L’architecture de la connaissance
- nhouyoux
- 19 sept. 2020
- 2 min de lecture
« Architecture pour ceux qui cherchent la connaissance. — Il faudra reconnaître un jour, et bientôt peut-être, ce qui manque à nos grandes villes : des endroits silencieux, spacieux et vastes pour la méditation, des endroits avec de hautes et de longues galeries pour le mauvais temps et le temps trop ensoleillé, où le bruit des voitures et le cri des marchands ne pénétreraient pas, où une subtile convenance interdirait, même au prêtre, la prière à haute voix : des constructions et des promenades qui exprimeraient, par leur ensemble, ce que la méditation et l’éloignement du monde ont de sublime. (…) Nous voulons nous traduire nous-mêmes en pierres et en plantes, nous voulons nous promener en nous-mêmes, lorsque nous circulons dans ces galeries et ces jardins. »
Qu’entend Nietzsche par "Architecture de ceux qui cherchent la connaissance" ? En ces temps de technicité contraignante, quelle est la place de la nouveauté dans l’architecture d’aujourd‘hui ? Ou comment mettre en place une démarche de projet à la fois locale, individuelle et contemporaine ?
Les outils intellectuels de l’architecte, issus de sa culture architecturale, se traduisent par un travail sur la composition, la définition d'un parti architectural ou sur la conception spatiale. La pensée constructive s'élabore par un système de médiations.
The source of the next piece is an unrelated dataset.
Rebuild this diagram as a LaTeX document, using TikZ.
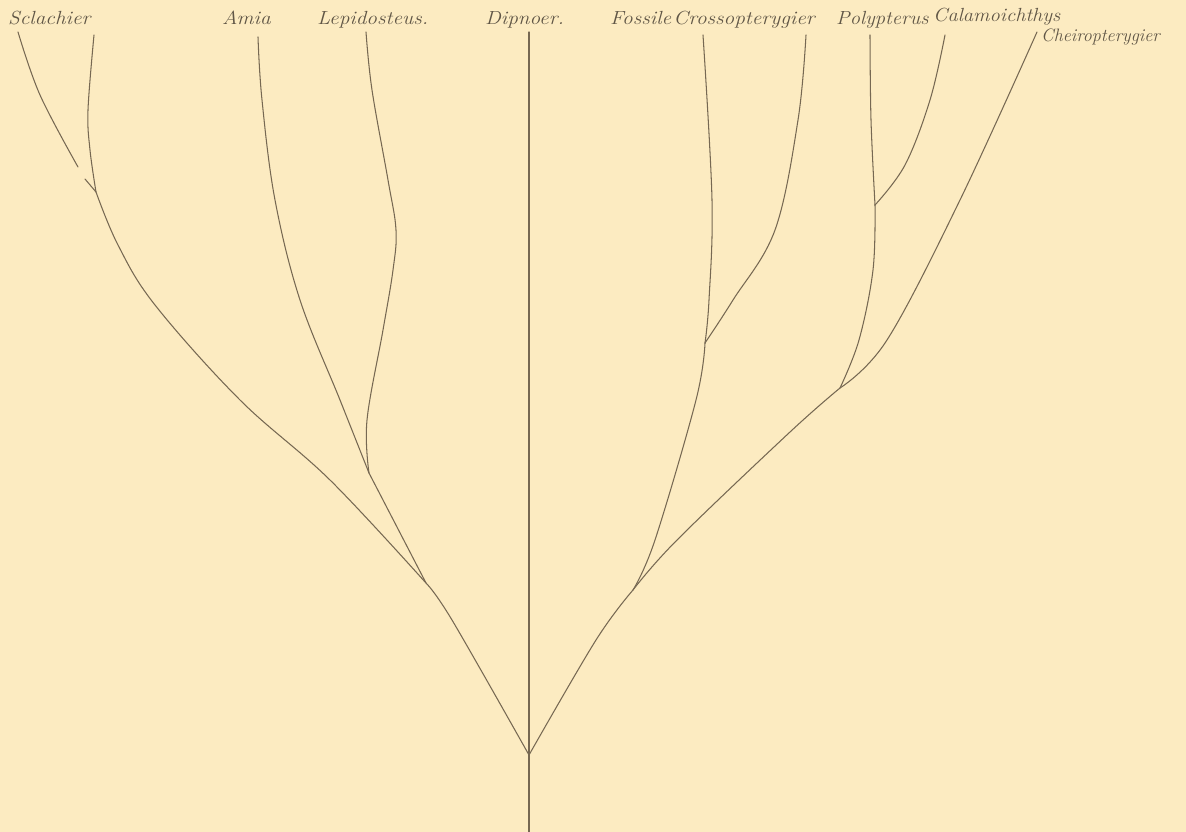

Les modes de composition dans leurs potentialités à produire du sens génèrent des structures architecturales comme autant de figures symboliques dans des contextes donnés. Le projet se produit à partir de cette relation entre le conceptuel et le matériel. Les questions touchant à l'esthétique notamment, entendue comme la production de formes signifiantes, mettent en jeu des processus qui ne sont pas linéaires et recouvrent des phénomènes appartenant à la littérature, à la philosophie ou à l'art contemporain : l'apparition d’une architecture considérée comme novatrice résulte de la superposition de plusieurs « tendances ». La crise du paradigme moderniste, qui a épuisé son potentiel théorique, a également son rôle à jouer. Car bien évidemment, le rapport de la société à l'Histoire et au passé de manière plus générale, la valeur donnée aux formes héritées et la relation à la matière traduisent aussi une évolution du rapport au monde, principalement véhiculée par la connaissance d’un large spectre de disciplines créatives.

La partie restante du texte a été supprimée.